3) The Chemnotion ELN that was linked to earlier looks nice (I saw it in action at a Beilstein meeting recently) and is, for the moment, supported by the host Uni that runs it. I'd like to flag up again @lpatiny 's C6H6 paper that just came out. For us here in Sydney the issue we'd need (Luc knows!) in order to implement the system more widely is structure-based search on all reactions. I'm fairly sure all chemists would want this, ultimately.

drc007 commented 7 years ago

@NicolasCARPi @mattodd @mcoster I've helped implement ELN several times and the things that always comes up is the choice of chemical editor. In my experience most chemists will refuse to use anything other than their preferred editor, so support for multiple editors is critical.

lpatiny commented 7 years ago

We have now the prototype of substructure search for reaction as well for www.c6h6.org on a test server. I will be released this month.

mcoster commented 7 years ago

I should point out that my group's needs and wants are no doubt different others. For me, the absolute, paramount, overriding, most important feature is usability. My experience so far is that if it isn't extremely easy to grok, and bug-free, I will struggle to get uptake and compliance, and no ELN use is much worse than use of a sub-optimal ELN. The students I am supervising for OSM projects at the moment are completely new to research. Everything is new to them, so it can be overwhelming. It took constant cajoling to get them to try the LabTrove ELN, and then for some reason we encountered bugs and the possibility of implementing an ELN slipped away for this term...

For our use case, I would be happy to just stick to pasted images for reaction schemes - seamless drag'n'drop from eg. MarvinSketch would be ideal. Most of these students are using chemical drawing programs for the first time, so they don't have a favourite. We don't have a site license for ChemDraw, so that can't be their default.

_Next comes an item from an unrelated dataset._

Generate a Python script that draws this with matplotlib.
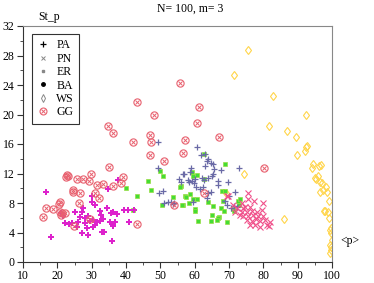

Likewise, drag'n'drop for other file types would be great - risk assessment (PDF), TLC plate (JPG), etc.

Intuitive table functionality for reaction stoichiometries.

That's about it. I really like the idea of more chemically-aware systems and I think they would be great for future PhD students and postdocs of mine, but the additional learning overhead that comes with these is too high for the project students.

cdsouthan commented 7 years ago

I had to look up "grok" but thats OK....

NicolasCARPi commented 7 years ago

FYI, eLabFTW implements ChemDoodle for chemical drawing, and you can drag and drop files to your experiment so they are uploaded. If your file is a molecule, it'll be displayed correctly. If it's a 3D structure, too thanks to 3Dmol.

I agree with @mcoster, usability is very important. If you need 15 clicks to get something done, then it's not usable.

Now I must say that you folks look very chemistry oriented, and elabftw is not chemistry oriented. It's everything oriented (including chemistry). So some advanced chemistry features might be missing.

Cheers, ~Nico

NicolasCARPi commented 6 years ago

Hello everyone, just to let you know, elabftw's next version (coming soon on your servers) will implement a way to have Anonymous visitors, with read access to all the 'Public' experiments (and database items if you let them).

Cheers, ~Nico

mcoster commented 6 years ago

Thanks Nico. I was excited to see those commits and very keen to try out the 'Public' access to experiments in ELABFTW!